- [What the task requires]: Quote the data below in full, minus the images.

*****

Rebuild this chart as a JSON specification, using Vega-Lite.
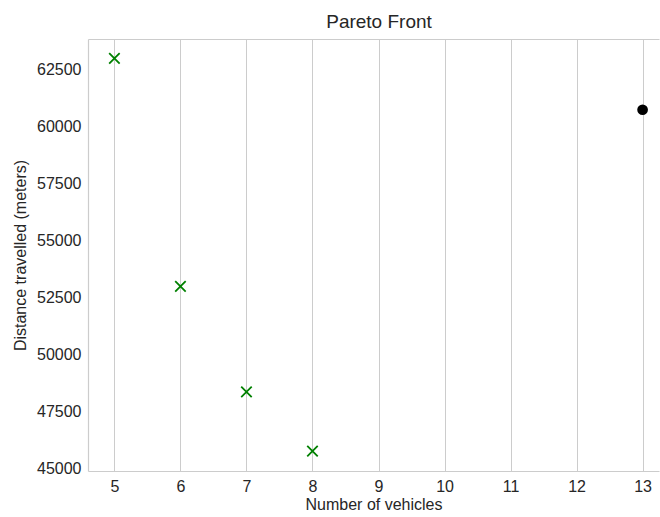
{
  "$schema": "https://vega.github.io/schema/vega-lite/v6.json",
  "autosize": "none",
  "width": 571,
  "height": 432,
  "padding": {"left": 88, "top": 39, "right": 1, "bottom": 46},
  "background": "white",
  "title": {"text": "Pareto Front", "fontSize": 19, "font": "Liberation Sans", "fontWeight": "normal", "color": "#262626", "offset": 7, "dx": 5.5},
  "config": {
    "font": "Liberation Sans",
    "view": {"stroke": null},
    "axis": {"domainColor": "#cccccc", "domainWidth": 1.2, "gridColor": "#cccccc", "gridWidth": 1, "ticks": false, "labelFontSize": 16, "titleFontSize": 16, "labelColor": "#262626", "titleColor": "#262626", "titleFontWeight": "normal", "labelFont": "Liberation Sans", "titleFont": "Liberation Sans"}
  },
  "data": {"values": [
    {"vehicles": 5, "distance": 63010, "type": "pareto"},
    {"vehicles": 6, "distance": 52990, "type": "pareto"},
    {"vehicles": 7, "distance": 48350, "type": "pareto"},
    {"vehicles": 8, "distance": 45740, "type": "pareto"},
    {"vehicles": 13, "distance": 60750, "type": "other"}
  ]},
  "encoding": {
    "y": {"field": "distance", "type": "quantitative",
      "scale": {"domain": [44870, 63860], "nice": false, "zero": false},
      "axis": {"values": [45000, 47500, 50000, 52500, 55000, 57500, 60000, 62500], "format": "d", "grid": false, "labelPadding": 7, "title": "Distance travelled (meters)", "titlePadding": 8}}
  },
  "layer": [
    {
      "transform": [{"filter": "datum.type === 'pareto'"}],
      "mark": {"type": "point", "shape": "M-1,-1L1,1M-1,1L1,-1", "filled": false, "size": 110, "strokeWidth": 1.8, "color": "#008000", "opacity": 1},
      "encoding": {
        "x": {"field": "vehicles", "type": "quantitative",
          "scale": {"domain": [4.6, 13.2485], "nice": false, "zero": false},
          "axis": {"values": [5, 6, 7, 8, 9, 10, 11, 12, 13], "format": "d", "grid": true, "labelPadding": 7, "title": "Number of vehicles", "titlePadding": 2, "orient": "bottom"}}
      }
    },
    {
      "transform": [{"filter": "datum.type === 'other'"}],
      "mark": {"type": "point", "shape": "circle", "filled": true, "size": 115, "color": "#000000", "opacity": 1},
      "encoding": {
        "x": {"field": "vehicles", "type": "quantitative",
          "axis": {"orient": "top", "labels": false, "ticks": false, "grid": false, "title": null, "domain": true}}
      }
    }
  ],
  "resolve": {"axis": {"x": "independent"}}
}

*****

- [Problem solution]:
Rebuild this chart as a JSON specification, using Vega-Lite.
{
  "$schema": "https://vega.github.io/schema/vega-lite/v6.json",
  "autosize": "none",
  "width": 571,
  "height": 432,
  "padding": {"left": 88, "top": 39, "right": 1, "bottom": 46},
  "background": "white",
  "title": {"text": "Pareto Front", "fontSize": 19, "font": "Liberation Sans", "fontWeight": "normal", "color": "#262626", "offset": 7, "dx": 5.5},
  "config": {
    "font": "Liberation Sans",
    "view": {"stroke": null},
    "axis": {"domainColor": "#cccccc", "domainWidth": 1.2, "gridColor": "#cccccc", "gridWidth": 1, "ticks": false, "labelFontSize": 16, "titleFontSize": 16, "labelColor": "#262626", "titleColor": "#262626", "titleFontWeight": "normal", "labelFont": "Liberation Sans", "titleFont": "Liberation Sans"}
  },
  "data": {"values": [
    {"vehicles": 5, "distance": 63010, "type": "pareto"},
    {"vehicles": 6, "distance": 52990, "type": "pareto"},
    {"vehicles": 7, "distance": 48350, "type": "pareto"},
    {"vehicles": 8, "distance": 45740, "type": "pareto"},
    {"vehicles": 13, "distance": 60750, "type": "other"}
  ]},
  "encoding": {
    "y": {"field": "distance", "type": "quantitative",
      "scale": {"domain": [44870, 63860], "nice": false, "zero": false},
      "axis": {"values": [45000, 47500, 50000, 52500, 55000, 57500, 60000, 62500], "format": "d", "grid": false, "labelPadding": 7, "title": "Distance travelled (meters)", "titlePadding": 8}}
  },
  "layer": [
    {
      "transform": [{"filter": "datum.type === 'pareto'"}],
      "mark": {"type": "point", "shape": "M-1,-1L1,1M-1,1L1,-1", "filled": false, "size": 110, "strokeWidth": 1.8, "color": "#008000", "opacity": 1},
      "encoding": {
        "x": {"field": "vehicles", "type": "quantitative",
          "scale": {"domain": [4.6, 13.2485], "nice": false, "zero": false},
          "axis": {"values": [5, 6, 7, 8, 9, 10, 11, 12, 13], "format": "d", "grid": true, "labelPadding": 7, "title": "Number of vehicles", "titlePadding": 2, "orient": "bottom"}}
      }
    },
    {
      "transform": [{"filter": "datum.type === 'other'"}],
      "mark": {"type": "point", "shape": "circle", "filled": true, "size": 115, "color": "#000000", "opacity": 1},
      "encoding": {
        "x": {"field": "vehicles", "type": "quantitative",
          "axis": {"orient": "top", "labels": false, "ticks": false, "grid": false, "title": null, "domain": true}}
      }
    }
  ],
  "resolve": {"axis": {"x": "independent"}}
}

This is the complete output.